■ Data

◆ ◆ ◆ ◆ ◆ ◆ ◆

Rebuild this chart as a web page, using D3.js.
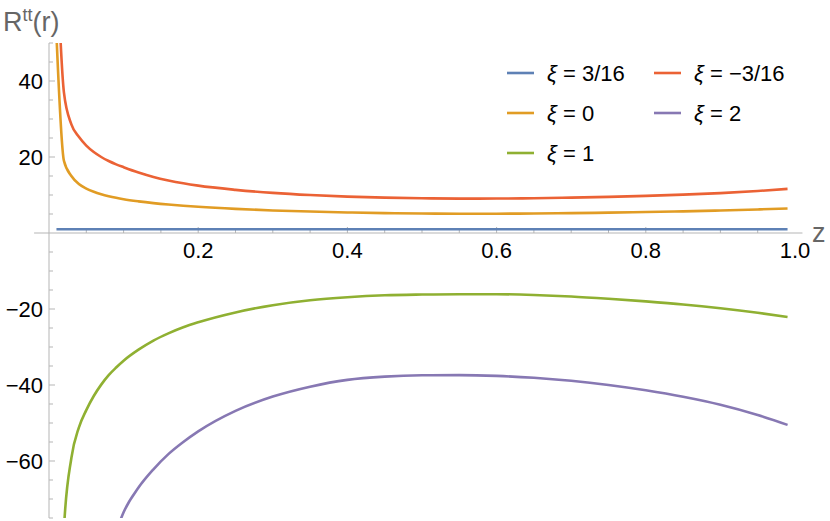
<!DOCTYPE html>
<html>
<head>
<meta charset="utf-8">
<script src="https://cdn.jsdelivr.net/npm/d3@7"></script>
<style>
  body { margin: 0; background: #fff; }
  text { font-family: "Liberation Sans", Arial, sans-serif; }
</style>
</head>
<body>
<div id="my_dataviz"></div>
<script>
// sample points along z
var zs = [0.01, 0.02, 0.03, 0.04, 0.05, 0.06, 0.07, 0.08, 0.09, 0.1, 0.12, 0.14, 0.16, 0.18, 0.2,
  0.25, 0.3, 0.35, 0.4, 0.45, 0.5, 0.55, 0.6, 0.65, 0.7, 0.75, 0.8, 0.85, 0.9, 0.95, 0.99];

// R^tt values, one array per xi
var xi316 = [1, 1, 1, 1, 1, 1, 1, 1, 1, 1, 1, 1, 1, 1, 1,
  1, 1, 1, 1, 1, 1, 1, 1, 1, 1, 1, 1, 1, 1, 1, 1];
var xi0 = [52, 19, 15.0, 12.9, 11.7, 10.85, 10.2, 9.68, 9.25, 8.89, 8.33, 7.87, 7.49, 7.17, 6.89,
  6.34, 5.94, 5.64, 5.41, 5.24, 5.13, 5.08, 5.08, 5.13, 5.22, 5.35, 5.51, 5.7, 5.93, 6.2, 6.45];
var xi1 = [-150, -78, -59.2, -51.2, -46.6, -42.9, -39.9, -37.4, -35.4, -33.6, -30.7, -28.3, -26.4, -24.8, -23.5,
  -20.9, -19.0, -17.7, -16.9, -16.4, -16.2, -16.1, -16.1, -16.3, -16.7, -17.3, -18.0, -18.8, -19.8, -21.0, -22.1];
var xiM316 = [75, 37, 28.6, 25.3, 23.0, 21.3, 20.0, 18.95, 18.07, 17.32, 15.92, 14.76, 13.84, 13.08, 12.46,
  11.36, 10.55, 9.98, 9.58, 9.3, 9.13, 9.05, 9.06, 9.15, 9.3, 9.5, 9.78, 10.1, 10.5, 11.05, 11.6];
var xi2 = [-360, -240, -185, -150, -125, -108, -95.2, -85.7, -78.7, -73.5, -67.0, -62.2, -58.2, -55.0, -52.2,
  -46.8, -43.05, -40.45, -38.65, -37.8, -37.45, -37.4, -37.6, -38.1, -38.9, -40.0, -41.4, -43.1, -45.2, -47.9, -50.5];

var seriesNames = ["3/16", "0", "1", "\u22123/16", "2"];
var seriesValues = [xi316, xi0, xi1, xiM316, xi2];
var seriesColors = ["#5e81b5", "#e19c24", "#8fb032", "#eb6235", "#8778b3"];

var xTicks = [0.2, 0.4, 0.6, 0.8, 1.0];
var yTicks = [-60, -40, -20, 20, 40];

var margin = { top: 43, right: 35, bottom: 3, left: 49 },
  width = 830 - margin.left - margin.right,
  height = 521 - margin.top - margin.bottom;

var svg = d3.select("#my_dataviz")
  .append("svg")
  .attr("width", 830)
  .attr("height", 521)
  .append("g")
  .attr("transform", "translate(" + margin.left + "," + margin.top + ")");

var x = d3.scaleLinear().domain([0, 1]).range([0, width]);
var y = d3.scaleLinear().domain([-75, 50]).range([height, 0]);

var axisColor = "#b5b5b5";

// clip for the curves
svg.append("clipPath").attr("id", "clip")
  .append("rect").attr("x", 0).attr("y", 0).attr("width", width).attr("height", height);

// minor + major ticks, pointing inward
var xMinor = d3.range(1, 20).map(function (i) { return i * 0.05; });
var yMinor = d3.range(-75, 51, 5).filter(function (v) { return v !== 0; });

svg.append("g")
  .selectAll("line")
  .data(xMinor)
  .enter()
  .append("line")
  .attr("x1", function (d) { return x(d); })
  .attr("x2", function (d) { return x(d); })
  .attr("y1", y(0))
  .attr("y2", function (d, i) { return y(0) - (i % 4 === 3 ? 6 : 4); })
  .attr("stroke", axisColor);

svg.append("g")
  .selectAll("line")
  .data(yMinor)
  .enter()
  .append("line")
  .attr("x1", 0)
  .attr("x2", function (d) { return d % 20 === 0 ? 6 : 4; })
  .attr("y1", function (d) { return y(d); })
  .attr("y2", function (d) { return y(d); })
  .attr("stroke", axisColor);

// axes lines
svg.append("line")
  .attr("x1", x(-0.02)).attr("x2", x(1.01))
  .attr("y1", y(0)).attr("y2", y(0))
  .attr("stroke", axisColor).attr("stroke-width", 1);
svg.append("line")
  .attr("x1", 0).attr("x2", 0)
  .attr("y1", 0).attr("y2", height)
  .attr("stroke", axisColor).attr("stroke-width", 1);

// tick labels
svg.append("g")
  .selectAll("text")
  .data(xTicks)
  .enter()
  .append("text")
  .attr("x", function (d) { return x(d); })
  .attr("y", y(0) + 25)
  .attr("text-anchor", "middle")
  .style("font-size", "22px")
  .style("fill", "#000")
  .text(d3.format(".1f"));

svg.append("g")
  .selectAll("text")
  .data(yTicks)
  .enter()
  .append("text")
  .attr("x", -6)
  .attr("y", function (d) { return y(d); })
  .attr("dy", "0.36em")
  .attr("text-anchor", "end")
  .style("font-size", "22px")
  .style("fill", "#000")
  .text(function (d) { return d < 0 ? "\u2212" + (-d) : d; });

// curves
var line = d3.line()
  .curve(d3.curveMonotoneX)
  .x(function (d) { return x(d[0]); })
  .y(function (d) { return y(d[1]); });

var curves = svg.append("g").attr("clip-path", "url(#clip)");
seriesValues.forEach(function (vals, i) {
  curves.append("path")
    .datum(zs.map(function (z, j) { return [z, vals[j]]; }))
    .attr("fill", "none")
    .attr("stroke", seriesColors[i])
    .attr("stroke-width", 2.6)
    .attr("d", line);
});

// axis labels
var ylab = d3.select("svg").append("text")
  .attr("x", 3)
  .attr("y", 31)
  .style("font-size", "27px")
  .style("fill", "#666");
ylab.append("tspan").text("R");
ylab.append("tspan").attr("dy", -10).style("font-size", "18px").text("tt");
ylab.append("tspan").attr("dy", 10).text("(r)");

d3.select("svg").append("text")
  .attr("x", 812)
  .attr("y", 242)
  .style("font-size", "27px")
  .style("fill", "#666")
  .text("z");

// legend
var legendPos = [[507, 73], [507, 113], [507, 153], [654, 73], [654, 113]];
var legend = d3.select("svg").append("g");
seriesNames.forEach(function (name, i) {
  var p = legendPos[i];
  legend.append("line")
    .attr("x1", p[0]).attr("x2", p[0] + 27)
    .attr("y1", p[1]).attr("y2", p[1])
    .attr("stroke", seriesColors[i])
    .attr("stroke-width", 2.6);
  var t = legend.append("text")
    .attr("x", p[0] + 40)
    .attr("y", p[1] + 8)
    .style("font-size", "22px")
    .style("fill", "#000");
  t.append("tspan").style("font-style", "italic").text("\u03be");
  t.append("tspan").text(" = " + name);
});
</script>
</body>
</html>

◆ ◆ ◆ ◆ ◆ ◆ ◆

Leave the pictures out and copy the rest of the data exactly.

Rebuild this chart as a web page, using D3.js.
<!DOCTYPE html>
<html>
<head>
<meta charset="utf-8">
<script src="https://cdn.jsdelivr.net/npm/d3@7"></script>
<style>
  body { margin: 0; background: #fff; }
  text { font-family: "Liberation Sans", Arial, sans-serif; }
</style>
</head>
<body>
<div id="my_dataviz"></div>
<script>
// sample points along z
var zs = [0.01, 0.02, 0.03, 0.04, 0.05, 0.06, 0.07, 0.08, 0.09, 0.1, 0.12, 0.14, 0.16, 0.18, 0.2,
  0.25, 0.3, 0.35, 0.4, 0.45, 0.5, 0.55, 0.6, 0.65, 0.7, 0.75, 0.8, 0.85, 0.9, 0.95, 0.99];

// R^tt values, one array per xi
var xi316 = [1, 1, 1, 1, 1, 1, 1, 1, 1, 1, 1, 1, 1, 1, 1,
  1, 1, 1, 1, 1, 1, 1, 1, 1, 1, 1, 1, 1, 1, 1, 1];
var xi0 = [52, 19, 15.0, 12.9, 11.7, 10.85, 10.2, 9.68, 9.25, 8.89, 8.33, 7.87, 7.49, 7.17, 6.89,
  6.34, 5.94, 5.64, 5.41, 5.24, 5.13, 5.08, 5.08, 5.13, 5.22, 5.35, 5.51, 5.7, 5.93, 6.2, 6.45];
var xi1 = [-150, -78, -59.2, -51.2, -46.6, -42.9, -39.9, -37.4, -35.4, -33.6, -30.7, -28.3, -26.4, -24.8, -23.5,
  -20.9, -19.0, -17.7, -16.9, -16.4, -16.2, -16.1, -16.1, -16.3, -16.7, -17.3, -18.0, -18.8, -19.8, -21.0, -22.1];
var xiM316 = [75, 37, 28.6, 25.3, 23.0, 21.3, 20.0, 18.95, 18.07, 17.32, 15.92, 14.76, 13.84, 13.08, 12.46,
  11.36, 10.55, 9.98, 9.58, 9.3, 9.13, 9.05, 9.06, 9.15, 9.3, 9.5, 9.78, 10.1, 10.5, 11.05, 11.6];
var xi2 = [-360, -240, -185, -150, -125, -108, -95.2, -85.7, -78.7, -73.5, -67.0, -62.2, -58.2, -55.0, -52.2,
  -46.8, -43.05, -40.45, -38.65, -37.8, -37.45, -37.4, -37.6, -38.1, -38.9, -40.0, -41.4, -43.1, -45.2, -47.9, -50.5];

var seriesNames = ["3/16", "0", "1", "\u22123/16", "2"];
var seriesValues = [xi316, xi0, xi1, xiM316, xi2];
var seriesColors = ["#5e81b5", "#e19c24", "#8fb032", "#eb6235", "#8778b3"];

var xTicks = [0.2, 0.4, 0.6, 0.8, 1.0];
var yTicks = [-60, -40, -20, 20, 40];

var margin = { top: 43, right: 35, bottom: 3, left: 49 },
  width = 830 - margin.left - margin.right,
  height = 521 - margin.top - margin.bottom;

var svg = d3.select("#my_dataviz")
  .append("svg")
  .attr("width", 830)
  .attr("height", 521)
  .append("g")
  .attr("transform", "translate(" + margin.left + "," + margin.top + ")");

var x = d3.scaleLinear().domain([0, 1]).range([0, width]);
var y = d3.scaleLinear().domain([-75, 50]).range([height, 0]);

var axisColor = "#b5b5b5";

// clip for the curves
svg.append("clipPath").attr("id", "clip")
  .append("rect").attr("x", 0).attr("y", 0).attr("width", width).attr("height", height);

// minor + major ticks, pointing inward
var xMinor = d3.range(1, 20).map(function (i) { return i * 0.05; });
var yMinor = d3.range(-75, 51, 5).filter(function (v) { return v !== 0; });

svg.append("g")
  .selectAll("line")
  .data(xMinor)
  .enter()
  .append("line")
  .attr("x1", function (d) { return x(d); })
  .attr("x2", function (d) { return x(d); })
  .attr("y1", y(0))
  .attr("y2", function (d, i) { return y(0) - (i % 4 === 3 ? 6 : 4); })
  .attr("stroke", axisColor);

svg.append("g")
  .selectAll("line")
  .data(yMinor)
  .enter()
  .append("line")
  .attr("x1", 0)
  .attr("x2", function (d) { return d % 20 === 0 ? 6 : 4; })
  .attr("y1", function (d) { return y(d); })
  .attr("y2", function (d) { return y(d); })
  .attr("stroke", axisColor);

// axes lines
svg.append("line")
  .attr("x1", x(-0.02)).attr("x2", x(1.01))
  .attr("y1", y(0)).attr("y2", y(0))
  .attr("stroke", axisColor).attr("stroke-width", 1);
svg.append("line")
  .attr("x1", 0).attr("x2", 0)
  .attr("y1", 0).attr("y2", height)
  .attr("stroke", axisColor).attr("stroke-width", 1);

// tick labels
svg.append("g")
  .selectAll("text")
  .data(xTicks)
  .enter()
  .append("text")
  .attr("x", function (d) { return x(d); })
  .attr("y", y(0) + 25)
  .attr("text-anchor", "middle")
  .style("font-size", "22px")
  .style("fill", "#000")
  .text(d3.format(".1f"));

svg.append("g")
  .selectAll("text")
  .data(yTicks)
  .enter()
  .append("text")
  .attr("x", -6)
  .attr("y", function (d) { return y(d); })
  .attr("dy", "0.36em")
  .attr("text-anchor", "end")
  .style("font-size", "22px")
  .style("fill", "#000")
  .text(function (d) { return d < 0 ? "\u2212" + (-d) : d; });

// curves
var line = d3.line()
  .curve(d3.curveMonotoneX)
  .x(function (d) { return x(d[0]); })
  .y(function (d) { return y(d[1]); });

var curves = svg.append("g").attr("clip-path", "url(#clip)");
seriesValues.forEach(function (vals, i) {
  curves.append("path")
    .datum(zs.map(function (z, j) { return [z, vals[j]]; }))
    .attr("fill", "none")
    .attr("stroke", seriesColors[i])
    .attr("stroke-width", 2.6)
    .attr("d", line);
});

// axis labels
var ylab = d3.select("svg").append("text")
  .attr("x", 3)
  .attr("y", 31)
  .style("font-size", "27px")
  .style("fill", "#666");
ylab.append("tspan").text("R");
ylab.append("tspan").attr("dy", -10).style("font-size", "18px").text("tt");
ylab.append("tspan").attr("dy", 10).text("(r)");

d3.select("svg").append("text")
  .attr("x", 812)
  .attr("y", 242)
  .style("font-size", "27px")
  .style("fill", "#666")
  .text("z");

// legend
var legendPos = [[507, 73], [507, 113], [507, 153], [654, 73], [654, 113]];
var legend = d3.select("svg").append("g");
seriesNames.forEach(function (name, i) {
  var p = legendPos[i];
  legend.append("line")
    .attr("x1", p[0]).attr("x2", p[0] + 27)
    .attr("y1", p[1]).attr("y2", p[1])
    .attr("stroke", seriesColors[i])
    .attr("stroke-width", 2.6);
  var t = legend.append("text")
    .attr("x", p[0] + 40)
    .attr("y", p[1] + 8)
    .style("font-size", "22px")
    .style("fill", "#000");
  t.append("tspan").style("font-style", "italic").text("\u03be");
  t.append("tspan").text(" = " + name);
});
</script>
</body>
</html>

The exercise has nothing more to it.